Tom Hockings
- Born: 22 February 1986 (age 40) Bowen, QLD, Australia
- Height: 199 cm (6 ft 6 in)
- Weight: 112 kg (247 lb)
- Notable relative: Harry Hockings (brother)
- Occupation: Engineer

Rugby union career
- Position: Lock

Super Rugby
- Years: Team / Apps / (Points)
- 2008–11: Force / 41 / (10)

= Tom Hockings =

Australian rugby union player

Tom Hockings (born 22 February 1986) is an Australian former professional rugby union player.

==Biography==
Hockings comes from Proserpine, a town in Queensland's Whitsunday Region, and is the elder brother of Reds player Harry Hockings. He joined the RugbyWA academy in 2006.

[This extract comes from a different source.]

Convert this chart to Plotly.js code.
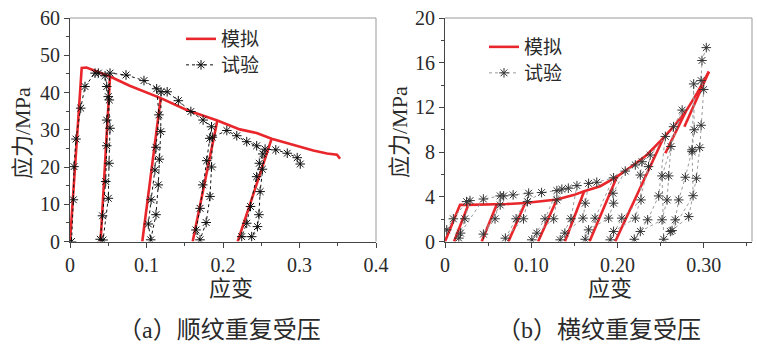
<!DOCTYPE html>
<html><head><meta charset="utf-8">
<script src="https://cdn.plot.ly/plotly-3.0.1.min.js"></script>
<style>html,body{margin:0;padding:0;background:#fff}#chart{width:757px;height:352px}</style>
</head><body><div id="chart"></div>
<script>
// ---------- (a) parallel-to-grain repeated compression ----------
const aSimEnvX = [0, 0.0153, 0.0215, 0.0305, 0.0523, 0.078, 0.1186, 0.1525, 0.1787, 0.1926, 0.222, 0.244, 0.2636, 0.292, 0.318, 0.336, 0.344, 0.349, 0.353];
const aSimEnvY = [0, 46.6, 46.7, 46.05, 44.3, 41.8, 38.5, 35.3, 33.4, 32.5, 30.1, 29.1, 27.6, 25.9, 24.4, 23.6, 23.3, 23.3, 22.2];
const aSimUnTopX = [0.0523, 0.1186, 0.1926, 0.2636];
const aSimUnTopY = [44.3, 38.5, 32.5, 27.6];
const aSimUnBotX = [0.040, 0.0945, 0.1604, 0.2192];

const aExpX = [0.002, 0.0044, 0.0052, 0.0078, 0.014, 0.0196, 0.0327, 0.037, 0.0458,
  0.048, 0.0514, 0.048, 0.048, 0.0467, 0.0425, 0.0395, 0.0432, 0.0501, 0.051, 0.0523, 0.050, 0.0523,
  0.0732, 0.0967, 0.1133,
  0.1163, 0.1124, 0.111, 0.106, 0.1024, 0.1055, 0.1124, 0.1154, 0.1167, 0.1186, 0.119,
  0.127, 0.1416, 0.158, 0.174, 0.185,
  0.1827, 0.1787, 0.1735, 0.170, 0.1647, 0.170, 0.178, 0.183, 0.185, 0.186,
  0.205, 0.218, 0.231, 0.244,
  0.252, 0.2475, 0.244, 0.236, 0.231, 0.2245, 0.2375, 0.245, 0.247, 0.2485, 0.2515, 0.255,
  0.269, 0.284, 0.297, 0.301];
const aExpY = [0, 11.2, 20.1, 27.5, 35.8, 41.6, 45.2, 45.2, 44.5,
  41.6, 38.0, 32.6, 25.7, 16.1, 6.9, 0.6, 0.4, 11.6, 21.0, 30.4, 38.9, 45.2,
  44.7, 43.2, 41.0,
  34.0, 25.3, 19.2, 11.2, 4.7, 0.45, 7.2, 15.2, 22.1, 29.5, 40.2,
  40.2, 37.8, 34.9, 32.6, 30.8,
  27.7, 21.7, 15.2, 8.9, 3.1, 0.45, 5.1, 12.1, 20.0, 28.0,
  29.8, 28.4, 26.8, 25.7,
  23.5, 21.0, 17.4, 9.4, 4.9, 1.3, 1.3, 4.0, 7.2, 13.4, 19.4, 24.8,
  24.6, 23.7, 22.5, 20.8];

// ---------- (b) perpendicular-to-grain repeated compression ----------
const bSimEnvX = [0, 0.0174, 0.027, 0.045, 0.060, 0.0716, 0.093, 0.110, 0.1297, 0.149, 0.1614, 0.18, 0.1994, 0.2187, 0.234, 0.2536, 0.265, 0.279, 0.2925, 0.306];
const bSimEnvY = [0, 3.28, 3.28, 3.29, 3.32, 3.35, 3.45, 3.57, 3.75, 4.15, 4.5, 4.95, 5.8, 6.85, 7.74, 9.3, 10.27, 11.6, 13.3, 15.2];
const bSimUnTopX = [0.027, 0.060, 0.093, 0.1297, 0.1614, 0.1994, 0.2536];
const bSimUnTopY = [3.28, 3.32, 3.45, 3.75, 4.5, 5.8, 9.3];
const bSimUnBotX = [0.0105, 0.0426, 0.0736, 0.108, 0.139, 0.1676, 0.1974];
const bSimReX0 = [0.2555, 0.2776];
const bSimReY0 = [7.9, 10.27];
const bSimReX1 = [0.279, 0.306];
const bSimReY1 = [11.6, 15.2];

const bExpX = [0.002, 0.0097, 0.025, 0.029, 0.023, 0.016, 0.018, 0.0445, 0.064, 0.058, 0.0445, 0.064, 0.068,
  0.079, 0.097, 0.0825, 0.070, 0.091, 0.0956, 0.112, 0.1297, 0.116, 0.1007, 0.1065, 0.126, 0.1297, 0.1355,
  0.143, 0.153, 0.146, 0.1336, 0.139, 0.16, 0.1626, 0.1665, 0.176, 0.1955, 0.174, 0.1626, 0.1665, 0.1897,
  0.1955, 0.1948, 0.209, 0.2207, 0.2285, 0.2265, 0.2273, 0.205, 0.1916, 0.1955, 0.2207, 0.236, 0.238,
  0.2555, 0.2478, 0.235, 0.2195, 0.2265, 0.2517, 0.2575, 0.2594, 0.262, 0.265, 0.275, 0.2517, 0.2536,
  0.2613, 0.267, 0.271, 0.2787, 0.2865, 0.289, 0.2884, 0.2865, 0.2877, 0.2633, 0.2826, 0.2915, 0.2954,
  0.297, 0.300, 0.297, 0.298, 0.303];
const bExpY = [1.04, 2.03, 3.57, 3.66, 2.03, 0.3, 0.75, 3.8, 4.08, 2.03, 0.66, 3.27, 4.08,
  4.17, 4.32, 2.03, 0.3, 2.03, 3.57, 4.38, 4.55, 2.03, 0.15, 0.75, 2.03, 3.72, 4.68,
  4.77, 5.0, 2.03, 0.15, 0.75, 2.09, 3.43, 5.2, 5.3, 5.7, 2.09, 0.2, 1.04, 2.09,
  3.43, 4.32, 6.3, 6.85, 7.14, 5.95, 3.72, 2.09, 0.15, 0.9, 2.09, 6.7, 7.74,
  9.4, 4.08, 1.94, 0.2, 0.9, 1.94, 3.72, 5.87, 8.5, 10.27, 11.76, 5.87, 0.2,
  0.9, 1.94, 3.72, 5.75, 8.2, 10.0, 14.1, 8.04, 4.1, 0.98, 2.23, 5.66, 8.4,
  10.4, 13.6, 14.4, 16.2, 17.35];

const aXTickVals = [0, 0.1, 0.2, 0.3, 0.4];
const aXTickText = ['0', '0.1', '0.2', '0.3', '0.4'];
const bXTickVals = [0, 0.1, 0.2, 0.3];
const bXTickText = ['0', '0.10', '0.20', '0.30'];

// ---------- build paths ----------
function withSegments(envX, envY, sx0, sy0, sx1, sy1) {
  const X = envX.slice(), Y = envY.slice();
  for (let i = 0; i < sx0.length; i++) {
    X.push(null, sx0[i], sx1[i]);
    Y.push(null, sy0[i], sy1[i]);
  }
  return [X, Y];
}
const zerosA = aSimUnBotX.map(() => 0);
const zerosB = bSimUnBotX.map(() => 0);
let [aSX, aSY] = withSegments(aSimEnvX, aSimEnvY, aSimUnTopX, aSimUnTopY, aSimUnBotX, zerosA);
let [bSX, bSY] = withSegments(bSimEnvX, bSimEnvY, bSimUnTopX, bSimUnTopY, bSimUnBotX, zerosB);
let [bSX2, bSY2] = withSegments(bSX, bSY, bSimReX0, bSimReY0, bSimReX1, bSimReY1);

const RED = '#e8262b';
const CJK = '"Liberation Serif", "Noto Sans CJK SC", serif';
const TXT = '#2a2a2a';

const traces = [
  {x: aSX, y: aSY, xaxis: 'x', yaxis: 'y', mode: 'lines', name: '模拟',
   line: {color: RED, width: 2.6}, connectgaps: false, legend: 'legend'},
  {x: aExpX, y: aExpY, xaxis: 'x', yaxis: 'y', mode: 'lines+markers', name: '试验',
   line: {color: '#111', width: 1, dash: 'dot'},
   marker: {symbol: 'asterisk-open', size: 8, color: '#111', line: {color: '#111', width: 1}}, legend: 'legend2'},
  {x: bSX2, y: bSY2, xaxis: 'x2', yaxis: 'y2', mode: 'lines', name: '模拟',
   line: {color: RED, width: 2.6}, connectgaps: false, legend: 'legend3'},
  {x: bExpX, y: bExpY, xaxis: 'x2', yaxis: 'y2', mode: 'lines+markers', name: '试验',
   line: {color: '#9a9a9a', width: 1, dash: 'dot'},
   marker: {symbol: 'asterisk-open', size: 8, color: '#333', line: {color: '#333', width: 1}}, legend: 'legend4'}
];

const W = 757, H = 352;
const px = v => v / W, py = v => 1 - v / H;
const tickFont = {family: '"Liberation Serif", serif', size: 20, color: TXT};
function axBase() {
  return {showline: true, linecolor: '#444', linewidth: 1, ticks: 'outside', ticklen: 5, tickwidth: 1,
    tickcolor: '#444', showgrid: false, zeroline: false, tickfont: tickFont, fixedrange: true};
}
const legFont = {family: '"Noto Sans CJK SC", sans-serif', size: 19, color: TXT};
function leg(x, y) {
  return {x: px(x), y: py(y), xanchor: 'left', yanchor: 'middle', bgcolor: 'rgba(0,0,0,0)',
    borderwidth: 0, font: legFont};
}
const layout = {
  width: W, height: H, margin: {l: 0, r: 0, t: 0, b: 0},
  paper_bgcolor: '#fff', plot_bgcolor: '#fff', showlegend: true,
  xaxis: Object.assign(axBase(), {domain: [px(70), px(376)], range: [0, 0.4], anchor: 'y',
    tickvals: aXTickVals, ticktext: aXTickText, minor: {dtick: 0.05, ticks: 'outside', ticklen: 3, tickcolor: '#444'}}),
  yaxis: Object.assign(axBase(), {domain: [py(241.5), py(18)], range: [0, 60], dtick: 10, anchor: 'x',
    minor: {dtick: 5, ticks: 'outside', ticklen: 3, tickcolor: '#444'}}),
  xaxis2: Object.assign(axBase(), {domain: [px(445), px(752)], range: [0, 0.356], anchor: 'y2',
    tickvals: bXTickVals, ticktext: bXTickText, minor: {dtick: 0.05, ticks: 'outside', ticklen: 3, tickcolor: '#444'}}),
  yaxis2: Object.assign(axBase(), {domain: [py(241.5), py(18)], range: [0, 20], dtick: 4, anchor: 'x2',
    minor: {dtick: 2, ticks: 'outside', ticklen: 3, tickcolor: '#444'}}),
  legend: leg(181, 39), legend2: leg(181, 65), legend3: leg(484, 47), legend4: leg(484, 73),
  shapes: [
    {type: 'line', xref: 'x domain', yref: 'y domain', x0: 0, x1: 1, y0: 1, y1: 1, line: {color: '#999', width: 1}},
    {type: 'line', xref: 'x domain', yref: 'y domain', x0: 1, x1: 1, y0: 0, y1: 1, line: {color: '#999', width: 1}},
    {type: 'line', xref: 'x2 domain', yref: 'y2 domain', x0: 0, x1: 1, y0: 1, y1: 1, line: {color: '#999', width: 1}},
    {type: 'line', xref: 'x2 domain', yref: 'y2 domain', x0: 1, x1: 1, y0: 0, y1: 1, line: {color: '#999', width: 1}}
  ],
  annotations: [
    {text: '应力/MPa', x: px(22), y: py(133), textangle: -90},
    {text: '应力/MPa', x: px(399), y: py(132), textangle: -90},
    {text: '应变', x: px(231), y: py(288)},
    {text: '应变', x: px(610), y: py(288)},
    {text: '（a）顺纹重复受压', x: px(219), y: py(330), font: {family: CJK, size: 24, color: TXT}},
    {text: '（b）横纹重复受压', x: px(599), y: py(330), font: {family: CJK, size: 24, color: TXT}}
  ].map(a => Object.assign({xref: 'paper', yref: 'paper', showarrow: false, xanchor: 'center', yanchor: 'middle',
    font: {family: CJK, size: 22, color: TXT}}, a))
};
Plotly.newPlot('chart', traces, layout, {displayModeBar: false, staticPlot: true});
</script>
</body></html>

A lock, Hockings debuted for the Force in the opening round of the 2008 Super 14 season against the Sharks in Durban and had to assume responsibility for calling the line-outs when Nathan Sharpe withdrew with food poisoning. He was able to establish himself in the starting lineup during his first season, taking the position vacated by Rudi Vedelago, who had returned to Queensland. Post season shoulder surgery ruled him out of their United Kingdom tour, before he successfully came back in 2009 and signed a new two-year deal. He continued with the Force until 2011, then had two seasons at Kintetsu Liners, a Japanese club based in Osaka.